Saat ini ia berperan sebagai Ketua Forum Nelayan Kabola dan Ketua Kelompok Pecinta Lingkungan Ol’Oho, salah satu pegiat konservasi di kawasan Pantai Mali dan Pulau Sika, Kelurahan Kabola dan Alor. Pihak TNI AL dan Polair menyatakan bahwa peran seluruh masyarakat adalah melakukan pemantauan terhadap kejadian merusak yang terjadi di lapang merupakan perpanjangan tangan pemerintah.
“Selain laporan kronologi kejadian dan informasi mengenai kapal-alat tangkap-kegiatan merusak yang terjadi, minimal dibutuhkan adanya foto atau video yang merekam kejadian pelanggaran di kawasan konservasi agar dapat ditindak lanjut,” jelas Yosh A. BRIPKA Polair Alor.

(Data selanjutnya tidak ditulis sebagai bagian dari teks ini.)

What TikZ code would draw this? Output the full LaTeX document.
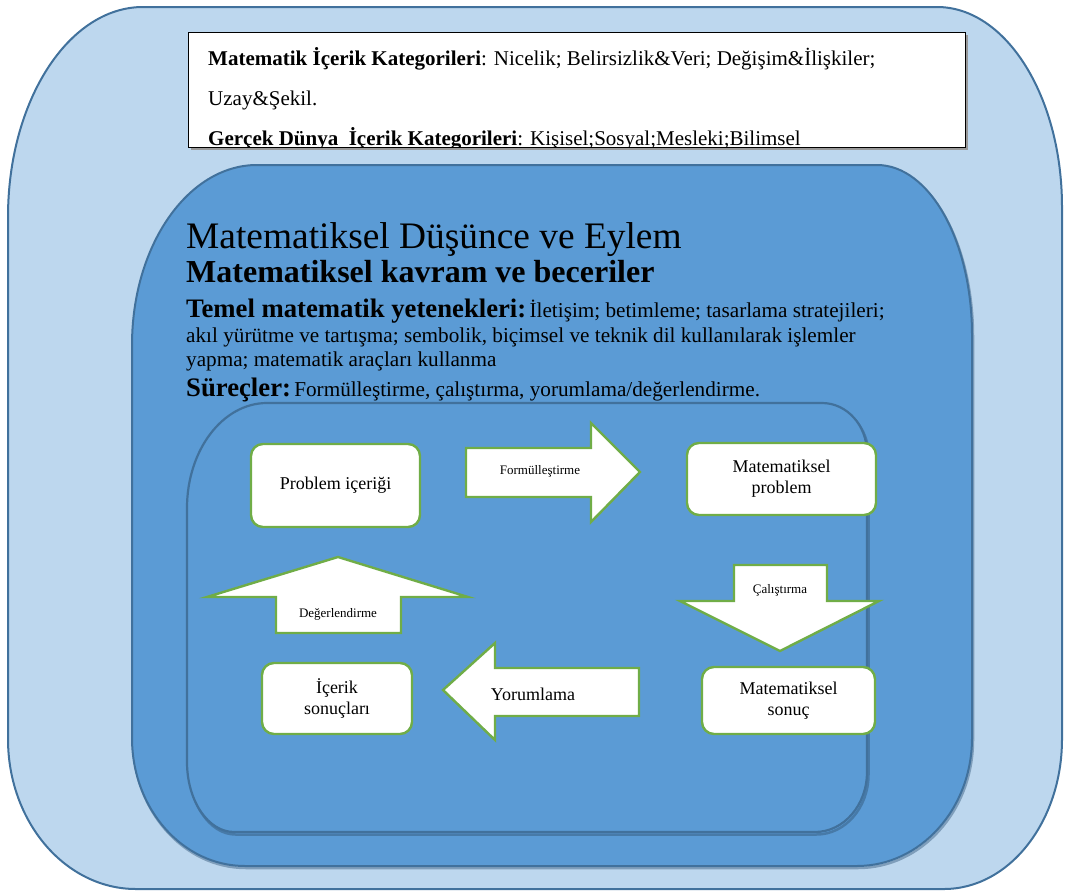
\documentclass[tikz,border=0pt]{standalone}
\usepackage{fontspec}
\setmainfont{LiberationSerif}[Extension=.ttf, UprightFont=*-Regular, BoldFont=*-Bold,
  ItalicFont=*-Italic, BoldItalicFont=*-BoldItalic]
\definecolor{outerfill}{HTML}{BDD7EE}
\definecolor{panelfill}{HTML}{5B9BD5}
\definecolor{panelline}{HTML}{41719C}
\definecolor{stepgreen}{HTML}{70AD47}

\begin{document}
\begin{tikzpicture}[x=1pt,y=-1pt,
  panel/.style={fill=panelfill, draw=panelline, line width=2pt},
  stepbox/.style={draw=stepgreen, fill=white, line width=2.4pt, rounded corners=12pt,
                  align=center, font=\fontsize{18}{21}\selectfont, inner sep=2pt},
  blockarrow/.style={draw=stepgreen, fill=white, line width=2.4pt, line join=miter},
  txt/.style={inner sep=0pt, anchor=base west},
  smalllbl/.style={inner sep=0pt, font=\fontsize{13}{15}\selectfont},
]
\useasboundingbox (0,0) rectangle (1065,894);

% outer frame: real-world context
\path[panel, fill=outerfill]
  (8,217) arc[start angle=180, end angle=270, x radius=135, y radius=210]
  -- (937,7) arc[start angle=270, end angle=360, x radius=125, y radius=200]
  -- (1062,739) arc[start angle=0, end angle=90, x radius=118, y radius=150]
  -- (136,889) arc[start angle=90, end angle=180, x radius=128, y radius=150]
  -- cycle;

% middle frame: mathematical thought and action
\path[draw=panelline!80!black, line width=2.5pt, opacity=0.45, shift={(1,2)}]
  (132,345) arc[start angle=180, end angle=270, x radius=125, y radius=180]
  -- (877,165) arc[start angle=270, end angle=360, x radius=95, y radius=170]
  -- (972,738) arc[start angle=0, end angle=90, x radius=115, y radius=128]
  -- (245,866) arc[start angle=90, end angle=180, x radius=113, y radius=128]
  -- cycle;
\path[panel]
  (132,345) arc[start angle=180, end angle=270, x radius=125, y radius=180]
  -- (877,165) arc[start angle=270, end angle=360, x radius=95, y radius=170]
  -- (972,738) arc[start angle=0, end angle=90, x radius=115, y radius=128]
  -- (245,866) arc[start angle=90, end angle=180, x radius=113, y radius=128]
  -- cycle;

% content categories box
\fill[black!40] (191,35) rectangle (968,150);
\node[draw=black, fill=white, line width=1pt, minimum width=777pt, minimum height=115pt,
      anchor=north west, inner sep=0pt] (catbox) at (188,32) {};
\begin{scope}
  \clip (189,33) rectangle (964,146);
  \node[txt] (cat1) at (208,65) {\fontsize{21}{25}\selectfont\textbf{Matematik İçerik Kategorileri}: Nicelik; Belirsizlik\&Veri; Değişim\&İlişkiler;};
  \node[txt] (cat2) at (208,105) {\fontsize{21}{25}\selectfont Uzay\&Şekil.};
  \node[txt] (cat3) at (208,145) {\fontsize{21}{25}\selectfont\textbf{Gerçek Dünya~~İçerik Kategorileri}: Kişisel;Sosyal;Mesleki;Bilimsel};
\end{scope}

% headings
\node[txt] (title) at (186,248) {\fontsize{37.4}{42}\selectfont Matematiksel Düşünce ve Eylem};
\node[txt] (subtitle) at (186,282) {\fontsize{32}{36}\selectfont\bfseries Matematiksel kavram ve beceriler};
\node[txt] (skills1) at (186,317) {{\fontsize{26.7}{30}\selectfont\bfseries Temel matematik yetenekleri:} {\fontsize{21.2}{24}\selectfont İletişim; betimleme; tasarlama stratejileri;}};
\node[txt] (skills2) at (186,342) {\fontsize{21.2}{24}\selectfont akıl yürütme ve tartışma; sembolik, biçimsel ve teknik dil kullanılarak işlemler};
\node[txt] (skills3) at (186,366) {\fontsize{21.2}{24}\selectfont yapma; matematik araçları kullanma};
\node[txt] (procs) at (186,396) {{\fontsize{26.7}{30}\selectfont\bfseries Süreçler:} {\fontsize{21.2}{24}\selectfont Formülleştirme, çalıştırma, yorumlama/değerlendirme.}};

% inner frame: modelling cycle
\def\innerframe{(187,508) arc[start angle=180, end angle=270, x radius=80, y radius=105]
  -- (822,403) arc[start angle=270, end angle=360, x radius=45, y radius=50]
  -- (867,772) arc[start angle=0, end angle=90, x radius=52, y radius=60]
  -- (234,832) arc[start angle=90, end angle=180, x radius=47, y radius=70]
  -- cycle}
\path[draw=panelline!80!black, line width=2.5pt, opacity=0.5, shift={(1.5,2.5)}] \innerframe;
\path[panel, line width=2.2pt] \innerframe;

% block arrows of the cycle
\path[blockarrow] (466,448) -- (591,448) -- (591,423) -- (640,472) -- (591,522) -- (591,497) -- (466,497) -- cycle;
\path[blockarrow] (734,565) -- (827,565) -- (827,601) -- (879,601) -- (780,651) -- (680,601) -- (734,601) -- cycle;
\path[blockarrow] (639,668) -- (639,716) -- (495,716) -- (495,740) -- (443,690) -- (495,643) -- (495,668) -- cycle;
\path[blockarrow] (276,633) -- (276,597) -- (207,597) -- (338,557) -- (468,597) -- (401,597) -- (401,633) -- cycle;

\node[smalllbl] (formlbl) at (540,471) {Formülleştirme};
\node[smalllbl] (callbl) at (780,590) {Çalıştırma};
\node[smalllbl] (deglbl) at (338,614) {Değerlendirme};
\node[inner sep=0pt, font=\fontsize{18}{21}\selectfont] (yorlbl) at (533,694) {Yorumlama};

% stages of the cycle
\node[stepbox, minimum width=169pt, minimum height=83pt] (probctx) at (335.5,485.5) {Problem içeriği};
\node[stepbox, minimum width=189pt, minimum height=72pt] (mathprob) at (781.5,479) {Matematiksel\\problem};
\node[stepbox, minimum width=150pt, minimum height=71pt] (ctxres) at (337,698.5) {İçerik\\sonuçları};
\node[stepbox, minimum width=173pt, minimum height=67pt] (mathres) at (788.5,700.5) {Matematiksel\\sonuç};
\end{tikzpicture}
\end{document}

Rasyid Blegur juga menambahkan, upaya meningkatkan kesadartahuan masyarakat nelayan dan keamanan dalam kegiatan pemanfaatan di laut sangat diperlukan. “Sebaiknya dipasang tanda-tanda batas zonasi di sekitar zona inti di Pulau Sika, serta papan informasi mengenai zonasi dan larangannya. Terutama, hukuman pidana yang dapat diberlakukan.”
Sosialisasi di sekolah juga sangat penting dilakukan, ujar Junaedi BRIGPOL Polair Alor, yang ditambahkan oleh Sardin Lotang – Pokmaswas Sinar Kabola – perlu dilakukan di rumah-rumah ibadah. Sosialisasi jenis ikan dilindungi akan dilakukan pula oleh DKP Alor bagian perikanan tangkap di kawasan pendaratan ikan di Desa Ampera, Kecamatan Alor Barat Laut. Perlindungan terhadap hewan langka secara umum telah diatur dalam UU RI No.5 tahun 1990 dan secara khusus hewan yang dilindungi serta hukumannya tertuang dalam turunannya, Peraturan Perundang-Undangan No. 7 tahun 1999.

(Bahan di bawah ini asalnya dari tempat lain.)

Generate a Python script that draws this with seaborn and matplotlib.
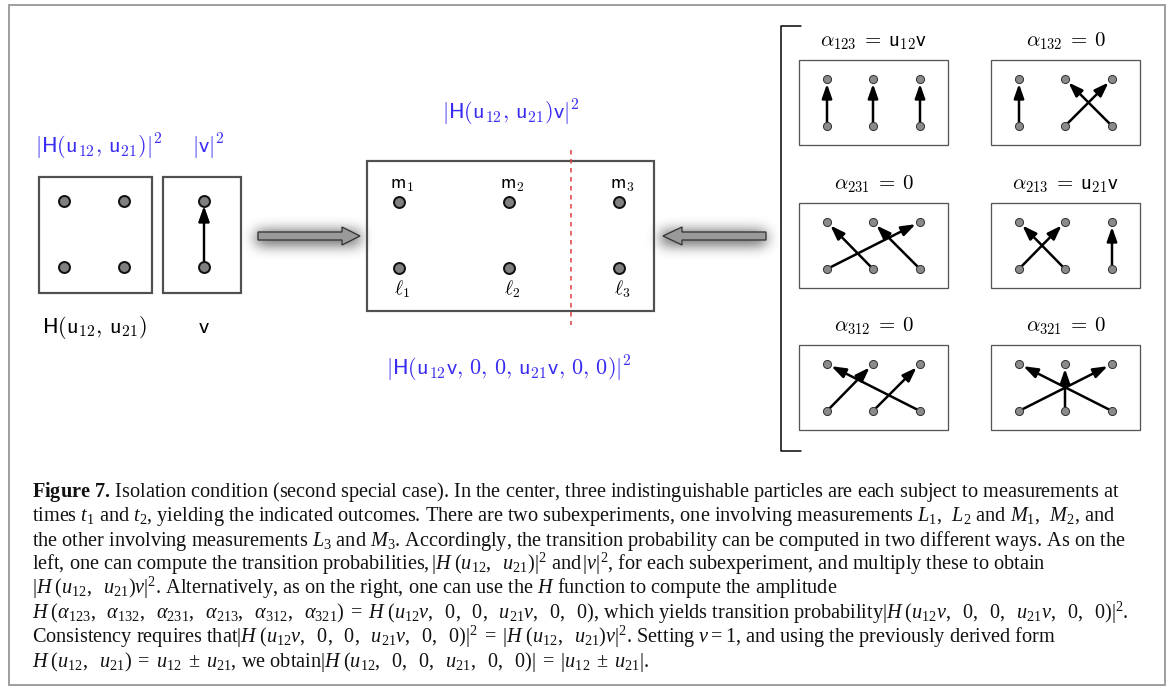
import numpy as np
import pandas as pd
import seaborn as sns
import matplotlib.pyplot as plt
from matplotlib.patches import Rectangle, Polygon, FancyArrowPatch

# permutations drawn on the right and the amplitude written above each
perms = ["123", "132", "231", "213", "312", "321"]
amps = ["u_{12}v", "0", "0", "u_{21}v", "0", "0"]

# outcome labels in the centre box
top_labels = ["m_1", "m_2", "m_3"]
bottom_labels = [r"\ell_1", r"\ell_2", r"\ell_3"]

caption = [
    r"$\mathbf{Figure\ 7.\,}$Isolation condition (second special case). In the center, three indistinguishable particles are each subject to measurements at",
    r"times $t_1$ and $t_2$, yielding the indicated outcomes. There are two subexperiments, one involving measurements $L_1,\ \,L_2$ and $M_1,\ \,M_2$, and",
    r"the other involving measurements $L_3$ and $M_3$. Accordingly, the transition probability can be computed in two different ways. As on the",
    r"left, one can compute the transition probabilities,$\,|H\;(u_{12},\ \;u_{21})|^2$ and$\,|v|^2$, for each subexperiment, and multiply these to obtain",
    r"$|H\;(u_{12},\ \;u_{21})v|^2$. Alternatively, as on the right, one can use the $H$ function to compute the amplitude",
    r"$H\;(\alpha_{123},\ \;\alpha_{132},\ \;\alpha_{231},\ \;\alpha_{213},\ \;\alpha_{312},\ \;\alpha_{321})\;=\;H\;(u_{12}v,\ \;0,\ \;0,\ \;u_{21}v,\ \;0,\ \;0)$, which yields transition probability$|H\;(u_{12}v,\ \;0,\ \;0,\ \;u_{21}v,\ \;0,\ \;0)|^2$.",
    r"Consistency requires that$|H\;(u_{12}v,\ \;0,\ \;0,\ \;u_{21}v,\ \;0,\ \;0)|^2\;=\;|H\;(u_{12},\ \;u_{21})v|^2$. Setting $v = 1$, and using the previously derived form",
    r"$H\;(u_{12},\ \;u_{21})\;=\;u_{12}\;\pm\;u_{21}$, we obtain$|H\;(u_{12},\ \;0,\ \;0,\ \;u_{21},\ \;0,\ \;0)|\;=\;|u_{12}\;\pm\;u_{21}|$.",
]

sns.set_theme(style="white")
plt.rcParams["font.family"] = ["Liberation Serif", "DejaVu Serif"]
plt.rcParams["mathtext.fontset"] = "custom"
plt.rcParams["mathtext.rm"] = "Liberation Serif"
plt.rcParams["mathtext.it"] = "Liberation Serif:italic"
plt.rcParams["mathtext.bf"] = "Liberation Serif:bold"

P = 0.72  # points per pixel at dpi 100
BLUE = "#3a2cf2"

fig = plt.figure(figsize=(11.71, 6.88), dpi=100)
ax = fig.add_axes([0, 0, 1, 1])


def label(x, y, s, size, color="black"):
    ax.text(x, y, s, fontsize=size, color=color, ha="center", va="baseline",
            math_fontfamily="cm")


def arrow(a, b, lw, scale):
    ax.add_patch(FancyArrowPatch(a, b, arrowstyle="-|>,head_length=0.85,head_width=0.3",
                                 mutation_scale=scale, lw=lw, color="black",
                                 shrinkA=0, shrinkB=3.5, zorder=3))


def glow(x0, x1, y0, y1, sigma=7, strength=0.75):
    m = int(3 * sigma)
    w, h = int(x1 - x0) + 2 * m, int(y1 - y0) + 2 * m
    mask = np.zeros((h, w))
    mask[m:h - m, m:w - m] = 1.0
    k = np.exp(-0.5 * (np.arange(-m, m + 1) / sigma) ** 2)
    k /= k.sum()
    blur = np.apply_along_axis(lambda r: np.convolve(r, k, mode="same"), 1, mask)
    blur = np.apply_along_axis(lambda c: np.convolve(c, k, mode="same"), 0, blur)
    rgba = np.zeros((h, w, 4))
    rgba[..., 3] = blur * strength
    ax.imshow(rgba, extent=(x0 - m, x1 + m, y1 + m, y0 - m), zorder=1,
              interpolation="bilinear", aspect="auto")


def big_arrow(tail, base, tip, yc):
    glow(min(tail, tip) - 2, max(tail, tip), yc - 4, yc + 8)
    pts = [(tail, yc - 4), (base, yc - 4), (base, yc - 9), (tip, yc),
           (base, yc + 9), (base, yc + 4), (tail, yc + 4)]
    ax.add_patch(Polygon(pts, closed=True, fc="#9a9a9a", ec="#333333", lw=1.3 * P, zorder=2))


big_nodes = []
small_nodes = []

# left: H(u12, u21) and v
ax.add_patch(Rectangle((39, 177), 113, 116, fill=False, ec="#505050", lw=2.2 * P))
ax.add_patch(Rectangle((163, 177), 78, 116, fill=False, ec="#505050", lw=2.2 * P))
for x in [64, 124]:
    for y in [201, 267]:
        big_nodes.append((x, y))
big_nodes += [(204, 201), (204, 267)]
arrow((204, 267), (204, 201), 2.4 * P, 11)

label(99, 153, r"$|\mathsf{H(u_{12},\,u_{21})}|^{\mathsf{2}}$", 16, BLUE)
label(208, 153, r"$|\mathsf{v}|^{\mathsf{2}}$", 16, BLUE)
label(95, 333, r"$\mathsf{H(u_{12},\,u_{21})}$", 16)
label(204, 333, r"$\mathsf{v}$", 16)

big_arrow(258, 342, 360, 236)
big_arrow(766, 682, 663, 236)

# centre box
ax.add_patch(Rectangle((367, 161), 287, 150, fill=False, ec="#505050", lw=2.2 * P))
ax.plot([571, 571], [150, 325], color="#e03a3a", lw=1.5 * P, ls=(0, (3, 3)), zorder=3)
for j, x in enumerate([399, 509, 619]):
    big_nodes += [(x, 202), (x, 268)]
    label(x + 3, 189, rf"$\mathsf{{{top_labels[j]}}}$", 14)
    label(x + 3, 295, rf"${bottom_labels[j]}$", 14)
label(511, 119, r"$|\mathsf{H(u_{12},\,u_{21})v}|^{\mathsf{2}}$", 16, BLUE)
label(509, 376, r"$|\mathsf{H(u_{12}v,\,0,\,0,\,u_{21}v,\,0,\,0)}|^{\mathsf{2}}$", 16, BLUE)

# bracket
ax.plot([801, 781, 781, 801], [26, 26, 451, 451], color="black", lw=1.5 * P)

# right: the six permutation panels
col_x = [799, 991]
row_y = [60, 203, 345]
box_w, box_h = 149, 85
dx = [28, 74, 121]
for k, (p, a) in enumerate(zip(perms, amps)):
    x0 = col_x[k % 2]
    y0 = row_y[k // 2]
    ax.add_patch(Rectangle((x0, y0), box_w, box_h, fill=False, ec="#555555", lw=1.3 * P))
    label(x0 + box_w / 2, y0 - 14, rf"$\alpha_{{\mathsf{{{p}}}}}\:=\:\mathsf{{{a}}}$", 15)
    top = [(x0 + d, y0 + 19) for d in dx]
    bot = [(x0 + d, y0 + 66) for d in dx]
    small_nodes += top + bot
    for j, c in enumerate(p):
        arrow(bot[int(c) - 1], top[j], 2.5 * P, 10)

big = pd.DataFrame(big_nodes, columns=["x", "y"])
small = pd.DataFrame(small_nodes, columns=["x", "y"])
sns.scatterplot(data=big, x="x", y="y", s=62, color="#808080", edgecolor="#111111",
                linewidth=2.0 * P, zorder=4, ax=ax, legend=False)
sns.scatterplot(data=small, x="x", y="y", s=34, color="#8a8a8a", edgecolor="#333333",
                linewidth=1.0 * P, zorder=4, ax=ax, legend=False)

# caption
for i, line in enumerate(caption):
    ax.text(32, 497 + i * 24.3, line, fontsize=14.6, ha="left", va="baseline", color="#111111")

# outer frame
ax.add_patch(Rectangle((9, 5), 1156, 680, fill=False, ec="#a0a0a0", lw=2 * P))

ax.set_xlim(0, 1171)
ax.set_ylim(688, 0)
ax.axis("off")
fig.savefig("out.png", dpi=100)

Kejadian pelanggaran di kawasan konservasi yang bersifat insidental mendorong keberadaan pihak pengelola SAP Selat Pantar sesegera mungkin, melalui kerja sama pengelolaan antara pihak pemerintah (Dinas Kelautan Perikanan) Provinsi dan Kabupaten. Keterlibatan dan kolaborasi pihak pengelola dengan pihak lain di level masyarakat dan pemerintah lokal sangat dibutuhkan, mengingat adanya kesenjangan rentang kendali serta perbedaan kewenangan dari segi konservasi dan penegakan hukum di level provinsi dan kabupaten.